In Go, the twmb/murmur3 package delivers a native implementation of MurmurHash3 with assembly optimizations for AMD64 architectures, supporting 32-bit, 64-bit, and 128-bit outputs for efficient string and byte slicing. Go's standard library includes hash/maphash, a distinct but performance-oriented hash inspired by principles similar to MurmurHash, though it is not a direct port.[22]
Rust adaptations include the murmur3 crate, a pure Rust port of MurmurHash3 that ensures safety and portability without unsafe code, alongside the seahash crate, which draws inspiration from MurmurHash's design for even faster performance but diverges in its mixing mechanics. These crates are commonly used in systems programming for hash tables and bloom filters.[23][24]
JavaScript implementations, such as murmurhash-js, offer an optimized port of MurmurHash algorithms for both Node.js and browser environments, processing strings and buffers to produce consistent 32-bit or 128-bit hashes suitable for client-side data structures.[25]
Beyond language-specific ports, MurmurHash is integrated into major frameworks like Apache Hadoop, where the org.apache.hadoop.util.hash.MurmurHash class facilitates data partitioning in distributed computing. In Redis clients such as Jedis, it aids key hashing for consistent operations across clusters. The V8 JavaScript engine in Chrome employs MurmurHash variants for internal optimizations in object hashing and garbage collection.
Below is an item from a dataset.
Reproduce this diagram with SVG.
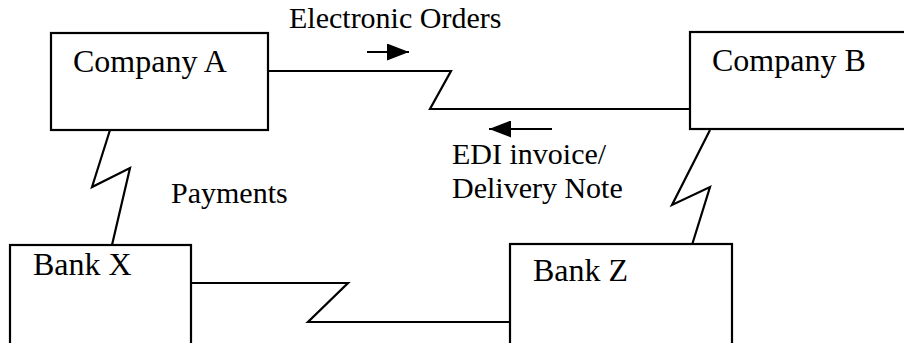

Recent adaptations as of 2025 have focused on platform-specific enhancements, including SIMD instructions in assembly-optimized ports for ARM and x86-64 to boost throughput in vectorized workloads, and fixes for endianness discrepancies to ensure cross-platform hash consistency. For instance, some C++-based bindings in Python and Go libraries explicitly handle byte-order variations to prevent mismatches on big-endian systems.[22][26]
Performance and Quality
Speed Benchmarks
MurmurHash3, particularly its x64 variant, demonstrates high throughput in benchmarks, achieving approximately 7.1 GB/s for processing large inputs on a 3.6 GHz AMD Ryzen 5 PRO 3350G processor.[27] This performance positions it as one of the faster non-cryptographic hash functions, though it lags behind more recent alternatives optimized for modern hardware. Benchmarks from the SMHasher suite, originally developed in 2011 and updated through 2023, provide standardized evaluations across various hash functions using consistent test conditions.[28] Comparisons highlight MurmurHash3's efficiency relative to older algorithms. For instance, it outperforms FNV-1a by a factor of about 9x (FNV-1a at 0.75 GB/s) and Jenkins' one-at-a-time hash (OOAT) at 0.62 GB/s, offering similar or better speed with superior distribution properties.[27] Against contemporaries like CityHash64 (14.4 GB/s) and xxHash64 (11.2 GB/s), MurmurHash3 is slower by roughly 1.6x to 2x, reflecting trade-offs in algorithmic complexity and SIMD utilization.[27]| Hash Function | Throughput (GB/s) | Relative to MurmurHash3 |
|---|---|---|
| MurmurHash3 (x64, finalizer) | 7.1 | 1x |
| FNV-1a | 0.75 | 9.5x slower |
| Jenkins OOAT | 0.62 | 11.5x slower |
| CityHash64 | 14.4 | 2x faster |
| xxHash64 | 11.2 | 1.6x faster |